November 21.—The steamer Welcome was attacked this morning at Waterproof, La., by guerrillas, with cannon planted on the levee, and twelve balls and shells fired through and into the cabin and other parts of the boat, besides nearly three hundred Minié balls from the sharpshooters along the banks of the river.—Acting Master J. F. D. Robinson, commander of the Satellite, and Acting Ensign Henry Walters, who was in command of the Reliance, were dismissed from the Navy of the United States, for gross dereliction in the case of the capture of their vessels on the twenty-third of August, 1863. The Department of the Navy regretted “the necessity of this action in the case of Acting Ensign Walters, inasmuch as the Court report that ‘during the attack he acted with bravery and to the best of his ability, and which, in some measure, relieves his want of precaution against surprise from its otherwise inexcusable character, and shows that his failure to take them proceeded more from inexperience than negligence.'”—General Orders No. 24.
—At Little Rock, Ark., a large Union meeting was held, at which the “restoration of State rights under the old Government” was advocated, and a great number of persons took the oath of allegiance and enrolled themselves for home defence.—English Rebel blockade-runner steamer Banshee, was captured by the United States steamers Delaware and Fulton, off Wilmington, North-Carolina.

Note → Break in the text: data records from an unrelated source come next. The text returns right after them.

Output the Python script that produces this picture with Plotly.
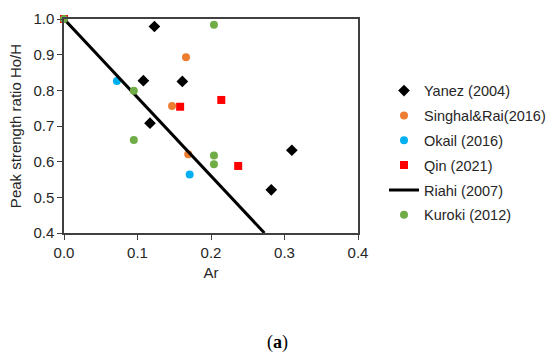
import plotly.graph_objects as go

# Data
yanez_x = [0.123, 0.108, 0.161, 0.117, 0.282, 0.310]
yanez_y = [0.979, 0.827, 0.825, 0.708, 0.521, 0.632]

singhal_x = [0.166, 0.147, 0.169]
singhal_y = [0.893, 0.756, 0.621]

okail_x = [0.072, 0.171]
okail_y = [0.826, 0.564]

qin_x = [0.0, 0.158, 0.214, 0.237]
qin_y = [1.0, 0.754, 0.773, 0.588]

riahi_x = [0.0, 0.2727]
riahi_y = [1.0, 0.4]

kuroki_x = [0.0, 0.204, 0.095, 0.095, 0.204, 0.204]
kuroki_y = [1.0, 0.984, 0.799, 0.661, 0.617, 0.593]

x_ticks = [0.0, 0.1, 0.2, 0.3, 0.4]
y_ticks = [0.4, 0.5, 0.6, 0.7, 0.8, 0.9, 1.0]

FONT = "Liberation Sans, Arial, sans-serif"
AXC = "#404040"
TXT = "#262626"

fig = go.Figure()
fig.add_trace(go.Scatter(x=yanez_x, y=yanez_y, mode="markers", name="Yanez (2004)", cliponaxis=False,
                         marker=dict(symbol="diamond", size=9, color="black"), legendgroup="a"))
fig.add_trace(go.Scatter(x=singhal_x, y=singhal_y, mode="markers", name="Singhal&Rai(2016)", cliponaxis=False,
                         marker=dict(symbol="circle", size=8, color="#ED7D31"), legendgroup="b"))
fig.add_trace(go.Scatter(x=okail_x, y=okail_y, mode="markers", name="Okail (2016)", cliponaxis=False,
                         marker=dict(symbol="circle", size=8, color="#00B0F0"), legendgroup="c"))
fig.add_trace(go.Scatter(x=qin_x, y=qin_y, mode="markers", name="Qin (2021)", cliponaxis=False,
                         marker=dict(symbol="square", size=8, color="#FF0000"), legendgroup="d"))
fig.add_trace(go.Scatter(x=riahi_x, y=riahi_y, mode="lines", name="Riahi (2007)",
                         line=dict(color="black", width=3), legendgroup="e"))
fig.add_trace(go.Scatter(x=kuroki_x, y=kuroki_y, mode="markers", name="Kuroki (2012)", cliponaxis=False,
                         marker=dict(symbol="circle", size=8, color="#70AD47"), legendgroup="f"))

fig.update_layout(
    width=550, height=356,
    margin=dict(l=64, r=192, t=19, b=123),
    paper_bgcolor="white", plot_bgcolor="white",
    font=dict(family=FONT, size=14, color=TXT),
    legend=dict(xref="container", yref="container", x=384 / 550, y=1 - 74.6 / 356,
                xanchor="left", yanchor="top",
                font=dict(family=FONT, size=14.5, color=TXT),
                tracegroupgap=3, bgcolor="rgba(0,0,0,0)", borderwidth=0),
    xaxis=dict(range=[0, 0.4], tickvals=x_ticks, ticktext=[f"{v:.1f}" for v in x_ticks],
               showgrid=False, zeroline=False, showline=True, linecolor=AXC, linewidth=1.5,
               mirror=True, ticks="outside", ticklen=5, tickcolor=AXC, automargin=False,
               tickfont=dict(size=15, color=TXT),
               title=dict(text="Ar", font=dict(size=15, color=TXT), standoff=8)),
    yaxis=dict(range=[0.4, 1.0], tickvals=y_ticks, ticktext=[f"{v:.1f}" for v in y_ticks],
               showgrid=False, zeroline=False, showline=True, linecolor=AXC, linewidth=1.5,
               mirror=True, ticks="outside", ticklen=5, tickcolor=AXC, automargin=False,
               tickfont=dict(size=15, color=TXT),
               title=dict(text="Peak strength ratio Ho/H", font=dict(size=15, color=TXT), standoff=8)),
    annotations=[dict(text="(<b>a</b>)", x=277 / 550, y=1 - 342 / 356,
                      xref="paper", yref="paper", xanchor="center", yanchor="middle",
                      showarrow=False,
                      font=dict(family="Liberation Serif, serif", size=18, color="black"))],
)
# convert the caption position from window pixels to paper fractions
fig.layout.annotations[0].x = (277 - 64) / 294
fig.layout.annotations[0].y = (233 - 342) / 214

fig.write_html("out.html", config={"displayModeBar": False},
               post_script="document.body.style.margin='0';")
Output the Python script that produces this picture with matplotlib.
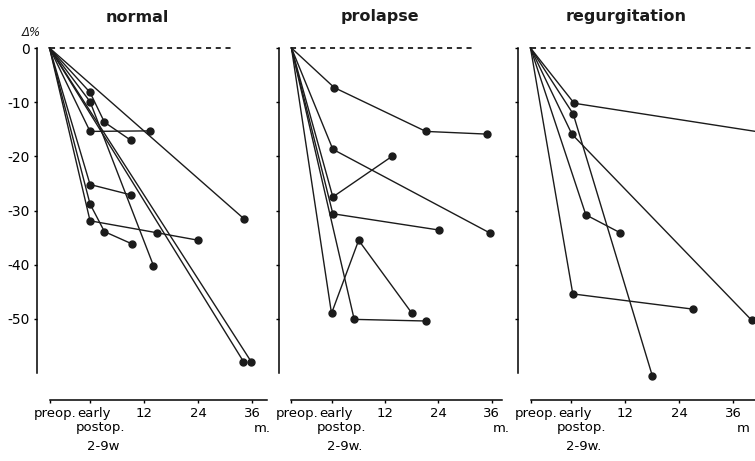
import matplotlib
matplotlib.use("Agg")
import matplotlib.pyplot as plt

plt.rcParams["font.family"] = ["DejaVu Sans"]
plt.rcParams["axes.unicode_minus"] = False

# x positions: preop shown left of the early postop (2-9 weeks) mark, then months
PRE = -9
x_ticks = [PRE, 0, 12, 24, 36]
x_tick_labels = ["", "", "12", "24", "36"]
y_ticks = [0, -10, -20, -30, -40, -50]
y_tick_labels = ["0", "-10", "-20", "-30", "-40", "-50"]

titles = ["normal", "prolapse", "regurgitation"]
early_labels = ["2-9w", "2-9w.", "2-9w."]
month_labels = ["m.", "m.", "m"]

# each series: (months, delta %)
normal_series = [
    ([PRE, 0, 3.2, 9.0], [0, -8.2, -13.7, -17.0]),
    ([PRE, 0, 14.1], [0, -9.9, -40.2]),
    ([PRE, 0, 13.3], [0, -15.4, -15.3]),
    ([PRE, 34.3], [0, -31.6]),
    ([PRE, 0, 9.0], [0, -25.2, -27.1]),
    ([PRE, 0, 3.2, 9.4], [0, -28.8, -33.9, -36.2]),
    ([PRE, 0, 14.8, 24.1], [0, -31.9, -34.1, -35.5]),
    ([PRE, 34.1], [0, -57.9]),
    ([PRE, 35.8], [0, -57.9]),
]

prolapse_series = [
    ([PRE, 0.6, 21.2, 35.0], [0, -7.3, -15.4, -15.9]),
    ([PRE, 0.3, 35.7], [0, -18.7, -34.2]),
    ([PRE, 0.3, 13.6], [0, -27.5, -20.0]),
    ([PRE, 0.3, 24.1], [0, -30.6, -33.6]),
    ([PRE, 0, 6.1, 18.1], [0, -49.0, -35.5, -49.0]),
    ([PRE, 5.1, 21.2], [0, -50.1, -50.4]),
]

regurgitation_series = [
    ([PRE, 0.7, 48.0], [0, -10.2, -16.3]),
    ([PRE, 0.5, 18.1], [0, -12.2, -60.6]),
    ([PRE, 0.2, 40.2], [0, -15.9, -50.3]),
    ([PRE, 3.3, 10.9], [0, -30.8, -34.1]),
    ([PRE, 0.4, 27.0], [0, -45.4, -48.2]),
]

all_series = [normal_series, prolapse_series, regurgitation_series]

W, H = 755, 461
INK = "#1b1b1b"

# layout in pixels: (left px, px per month, xlim, end of dashed zero line)
panels = [
    (37.4, 4.50, (-11.7, 39.3), 31.5),
    (279.0, 4.45, (-11.8, 38.3), 31.5),
    (517.9, 4.50, (-11.8, 45.0), 45.0),
]
title_x = [137.7, 380.0, 625.8]
AX_TOP, AX_BOTTOM = 48, 373


def draw_panel(fig, idx):
    left, scale, xlim, dash_end = panels[idx]
    width = (xlim[1] - xlim[0]) * scale
    ax = fig.add_axes([left / W, 1 - AX_BOTTOM / H, width / W,
                       (AX_BOTTOM - AX_TOP) / H])
    ax.set_xlim(*xlim)
    ax.set_ylim(-60, 0)

    ax.plot([PRE, dash_end], [0, 0], color=INK, lw=1.3,
            dashes=(2.8, 2.6), clip_on=False)

    for xs, ys in all_series[idx]:
        ax.plot(xs, ys, color=INK, lw=1.0, clip_on=False)
        ax.plot(xs[1:], ys[1:], "o", color=INK, ms=5, clip_on=False)

    for side in ["top", "right"]:
        ax.spines[side].set_visible(False)
    ax.spines["left"].set_linewidth(1.1)
    ax.spines["bottom"].set_linewidth(1.1)
    ax.spines["bottom"].set_position(("outward", 19.4))
    ax.spines["bottom"].set_bounds(PRE, xlim[1])

    ax.set_yticks(y_ticks)
    if idx == 0:
        ax.set_yticklabels(y_tick_labels)
    else:
        ax.set_yticklabels([])
    ax.tick_params(axis="y", direction="out", length=2.5, width=1,
                   pad=3, labelsize=10)
    ax.set_yticks([0], minor=True)
    ax.tick_params(axis="y", which="minor", direction="in", length=4, width=1)

    ax.set_xticks(x_ticks)
    ax.set_xticklabels(x_tick_labels)
    ax.tick_params(axis="x", direction="out", length=2, width=1,
                   pad=3, labelsize=9.5)

    tr = ax.get_xaxis_transform()
    fs = 9.5
    ax.annotate("preop.", (PRE, 0), xycoords=tr, xytext=(6, -40),
                textcoords="offset pixels", ha="center", va="center",
                fontsize=fs, annotation_clip=False)
    ax.annotate("early", (0, 0), xycoords=tr, xytext=(4, -40),
                textcoords="offset pixels", ha="center", va="center",
                fontsize=fs, annotation_clip=False)
    ax.annotate("postop.", (0, 0), xycoords=tr, xytext=(10, -54),
                textcoords="offset pixels", ha="center", va="center",
                fontsize=fs, annotation_clip=False)
    ax.annotate(early_labels[idx], (0, 0), xycoords=tr, xytext=(13, -74),
                textcoords="offset pixels", ha="center", va="center",
                fontsize=fs, annotation_clip=False)
    ax.annotate(month_labels[idx], (36, 0), xycoords=tr, xytext=(10, -56),
                textcoords="offset pixels", ha="center", va="center",
                fontsize=fs, annotation_clip=False)

    fig.text(title_x[idx] / W, 1 - 17 / H, titles[idx], ha="center",
             va="center", fontsize=11.5, fontweight="bold", color=INK)
    return ax


fig = plt.figure(figsize=(W / 100, H / 100), dpi=100)
for i in range(3):
    draw_panel(fig, i)
fig.text(31 / W, 1 - 32 / H, "Δ%", ha="center", va="center",
         fontsize=8.5, style="italic", color=INK)

fig.savefig("out.png", dpi=100)
plt.close(fig)
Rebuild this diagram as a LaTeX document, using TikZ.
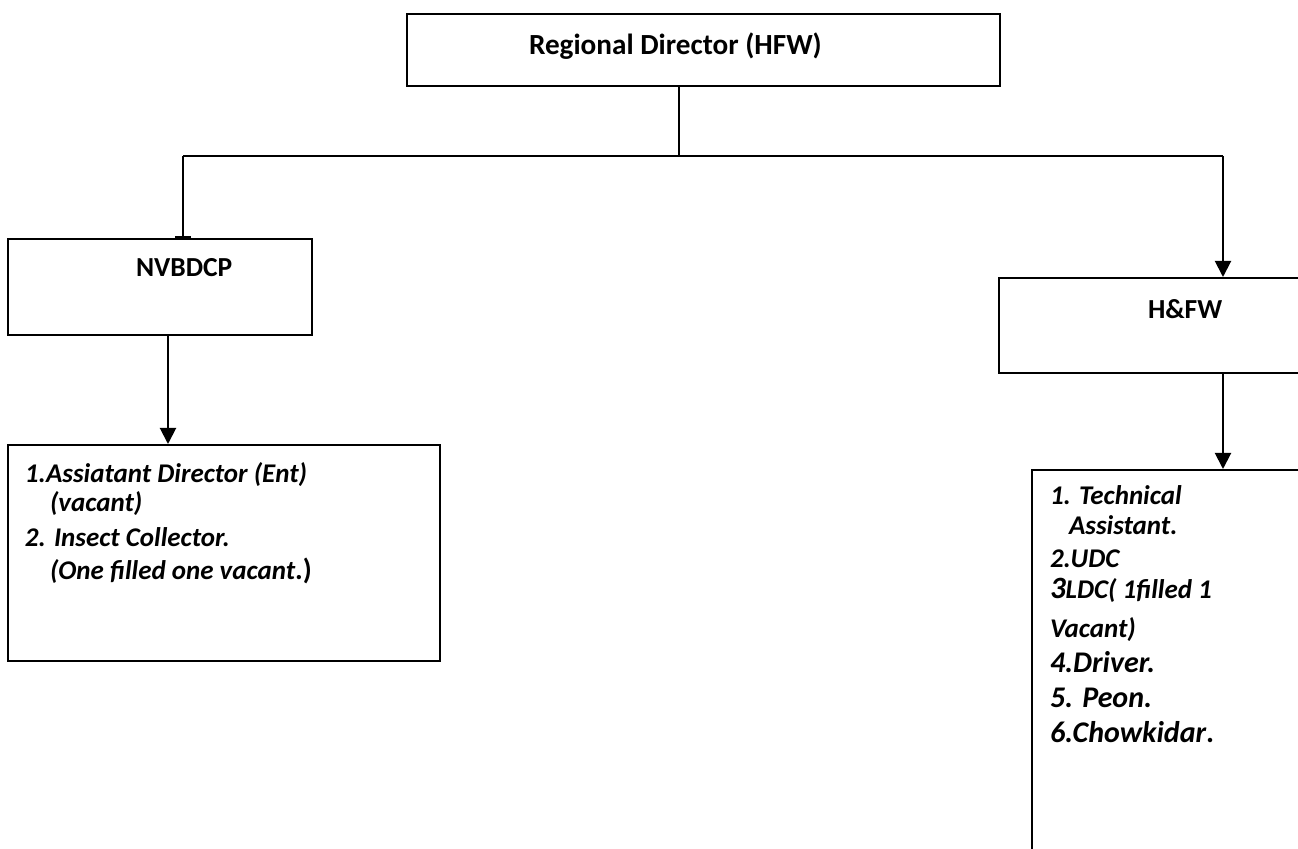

—The steamer Black Hawk, when about half a mile below Red River Landing, on the Mississippi River, was fired into from the east bank of the river by a battery of ten or twelve guns, and about fifteen round shot and shell struck the boat. One shell exploded in the Texas, setting fire to and burning that part of the boat and pilot-house. As soon as the captain and officers found the boat on fire, they ran her on a sandbar on the west side of the river, and immediately put all the passengers on shore, after which the fire was extinguished. While the boat lay aground on the sand-bar, the sharp-shooters were pouring in their murderous Minié balls, of which some three hundred struck the boat in different parts of her cabin and hull. It was the guerrillas’ intention to follow the boat, but the gunboat stationed at the mouth of Red River followed them so close, pouring in shell among them, that she drove them back, after which the gunboat took the Black Hawk in tow, and carried her back to Red River, where she repaired sufficiently to proceed on her way. The casualties on board the boat were very severe. Mr. Samuel Fulton, a brother of the captain, was shot in the leg by a cannon-ball. His leg was afterward amputated below the knee. A colored man, by the name of Alfred Thomas, had his head blown off while lying flat down on the cable-deck. James Keller, of Louisville, belonging to the Twenty-second Kentucky volunteers, received a wound in the arm from a fragment of a shell. His arm was afterward amputated, and he soon after died A passenger was slightly wounded in the arm.